Task goal
Omit every picture while repeating the entries exactly.

Input
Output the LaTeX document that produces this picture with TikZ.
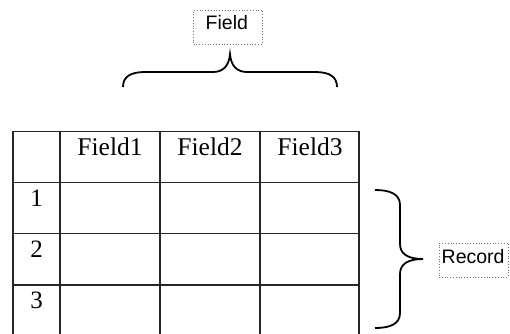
\documentclass[tikz,border=0pt]{standalone}
\usepackage{fontspec}
\setmainfont{Liberation Serif}
\newfontfamily\lblfont{Liberation Sans}
\begin{document}
\begin{tikzpicture}[x=1pt,y=-1pt,
  grid/.style={draw=black!85,line width=1.1pt},
  lbl/.style={draw=black!55,dotted,line width=0.8pt,inner sep=0pt,minimum width=69pt,minimum height=34pt},
  lbltext/.style={font=\lblfont\fontsize{19.5}{21}\selectfont,anchor=base west,inner sep=0pt},
  head/.style={font=\fontsize{25.5}{27}\selectfont,anchor=base},
  num/.style={font=\fontsize{25}{27}\selectfont,anchor=base},
  bracestroke/.style={draw=black,line width=1.8pt}]
\useasboundingbox (0,0) rectangle (510,333);
% table
\draw[grid] (13,336) -- (13,131.5) -- (359,131.5) -- (359,336);
\draw[grid] (60,131.5) -- (60,336);
\draw[grid] (160,131.5) -- (160,336);
\draw[grid] (260,131.5) -- (260,336);
\draw[grid] (13,182.7) -- (359,182.7);
\draw[grid] (13,233.5) -- (359,233.5);
\draw[grid] (13,285) -- (359,285);
\node[head] (f1) at (110,155) {Field1};
\node[head] (f2) at (210,155) {Field2};
\node[head] (f3) at (310,155) {Field3};
\node[num] (r1) at (36.5,206) {1};
\node[num] (r2) at (36.5,257) {2};
\node[num] (r3) at (36.5,308.5) {3};
% labels
\node[lbl] (field) at (228,27) {};
\node[lbltext] (fieldt) at (205.5,29.5) {Field};
\node[lbl] (record) at (473.5,260) {};
\node[lbltext] (recordt) at (441.5,263) {Record};
% top brace
\draw[bracestroke] (123,87) .. controls (123,77) and (130,72) .. (145,72)
  -- (213,72) .. controls (223,72) and (229,66) .. (230,54)
  .. controls (231,66) and (237,72) .. (247,72)
  -- (315,72) .. controls (330,72) and (337,77) .. (337,87);
% right brace
\draw[bracestroke] (375,190) .. controls (390,190) and (400,194) .. (400,205)
  -- (400,244) .. controls (400,254) and (408,259) .. (423,259)
  .. controls (408,259) and (400,264) .. (400,274)
  -- (400,313) .. controls (400,324) and (390,328) .. (375,328);
\end{tikzpicture}
\end{document}
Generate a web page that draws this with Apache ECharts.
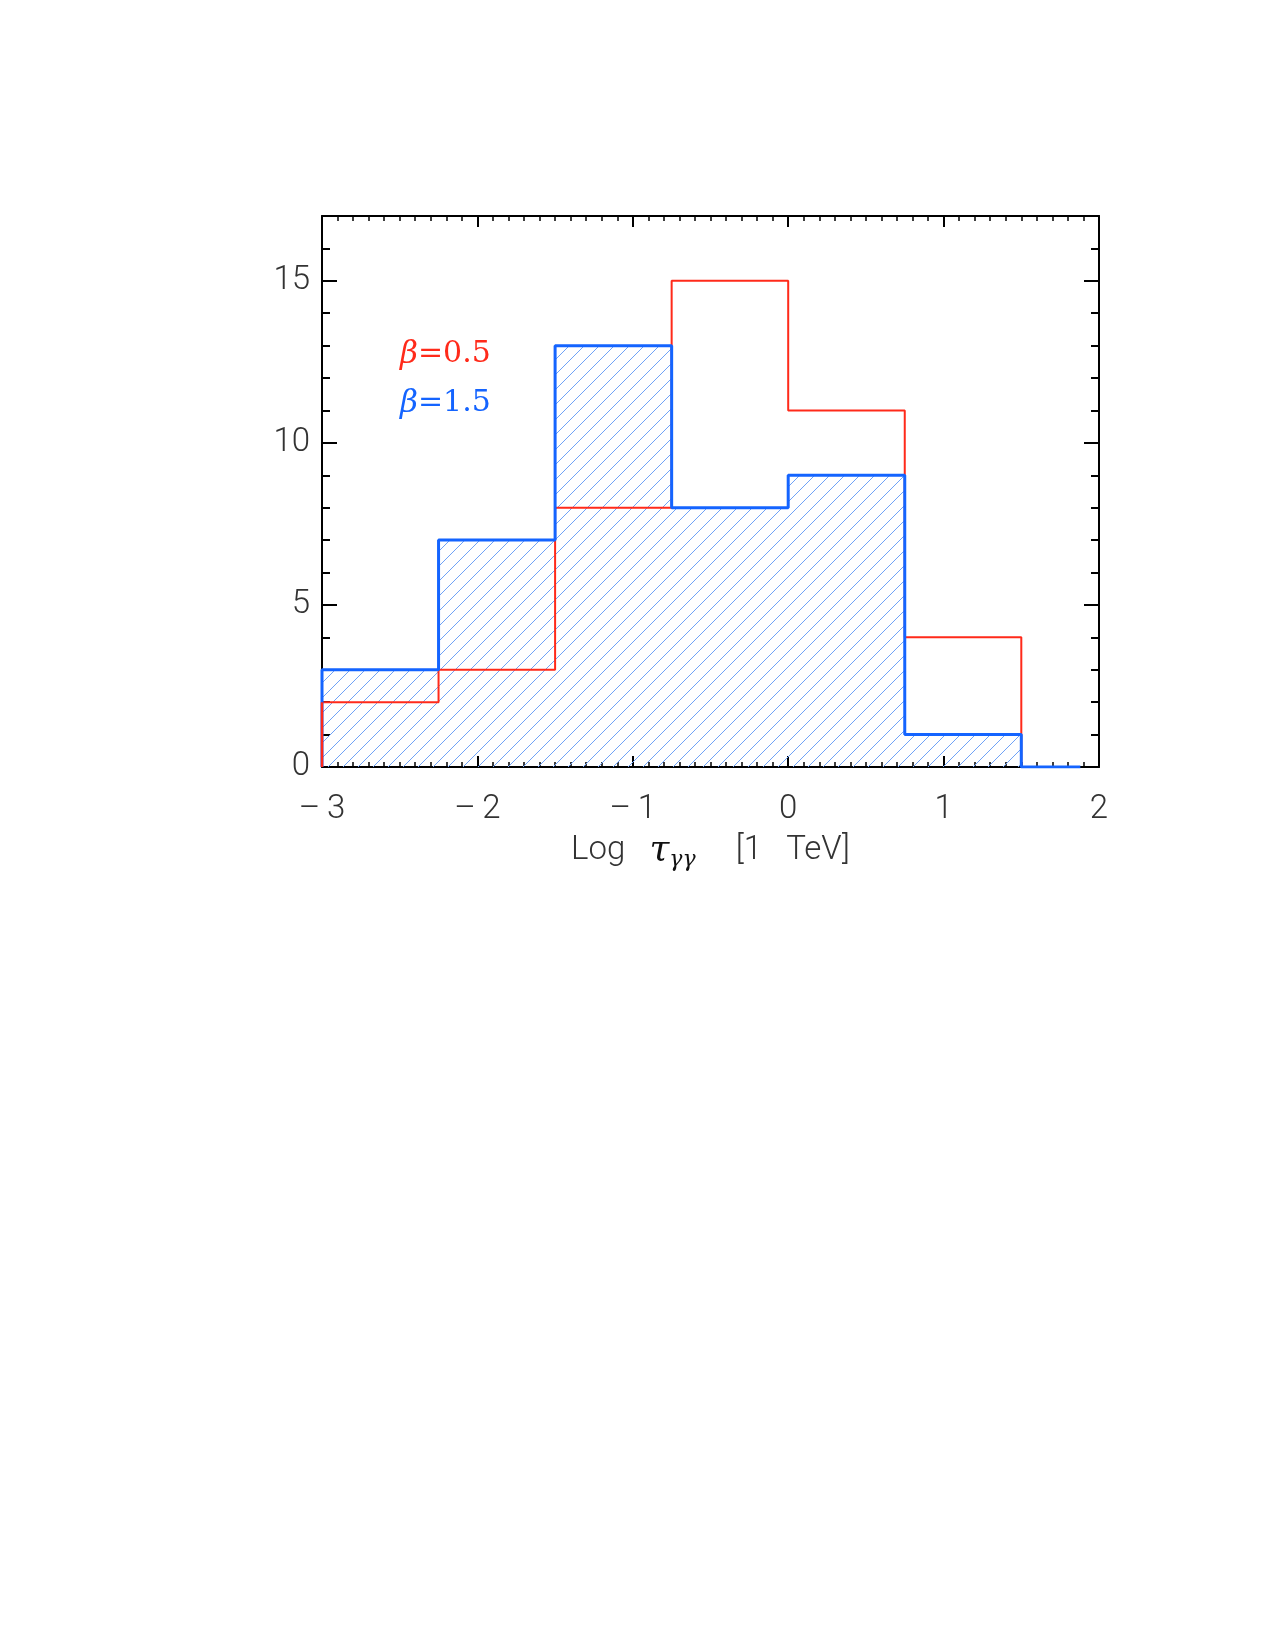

Result of this exercise
Output the LaTeX document that produces this picture with TikZ.
\documentclass[tikz,border=0pt]{standalone}
\usepackage{fontspec}
\setmainfont{Liberation Serif}
\newfontfamily\lblfont{Liberation Sans}
\begin{document}
\begin{tikzpicture}[x=1pt,y=-1pt,
  grid/.style={draw=black!85,line width=1.1pt},
  lbl/.style={draw=black!55,dotted,line width=0.8pt,inner sep=0pt,minimum width=69pt,minimum height=34pt},
  lbltext/.style={font=\lblfont\fontsize{19.5}{21}\selectfont,anchor=base west,inner sep=0pt},
  head/.style={font=\fontsize{25.5}{27}\selectfont,anchor=base},
  num/.style={font=\fontsize{25}{27}\selectfont,anchor=base},
  bracestroke/.style={draw=black,line width=1.8pt}]
\useasboundingbox (0,0) rectangle (510,333);
% table
\draw[grid] (13,336) -- (13,131.5) -- (359,131.5) -- (359,336);
\draw[grid] (60,131.5) -- (60,336);
\draw[grid] (160,131.5) -- (160,336);
\draw[grid] (260,131.5) -- (260,336);
\draw[grid] (13,182.7) -- (359,182.7);
\draw[grid] (13,233.5) -- (359,233.5);
\draw[grid] (13,285) -- (359,285);
\node[head] (f1) at (110,155) {Field1};
\node[head] (f2) at (210,155) {Field2};
\node[head] (f3) at (310,155) {Field3};
\node[num] (r1) at (36.5,206) {1};
\node[num] (r2) at (36.5,257) {2};
\node[num] (r3) at (36.5,308.5) {3};
% labels
\node[lbl] (field) at (228,27) {};
\node[lbltext] (fieldt) at (205.5,29.5) {Field};
\node[lbl] (record) at (473.5,260) {};
\node[lbltext] (recordt) at (441.5,263) {Record};
% top brace
\draw[bracestroke] (123,87) .. controls (123,77) and (130,72) .. (145,72)
  -- (213,72) .. controls (223,72) and (229,66) .. (230,54)
  .. controls (231,66) and (237,72) .. (247,72)
  -- (315,72) .. controls (330,72) and (337,77) .. (337,87);
% right brace
\draw[bracestroke] (375,190) .. controls (390,190) and (400,194) .. (400,205)
  -- (400,244) .. controls (400,254) and (408,259) .. (423,259)
  .. controls (408,259) and (400,264) .. (400,274)
  -- (400,313) .. controls (400,324) and (390,328) .. (375,328);
\end{tikzpicture}
\end{document}
Generate a web page that draws this with Apache ECharts.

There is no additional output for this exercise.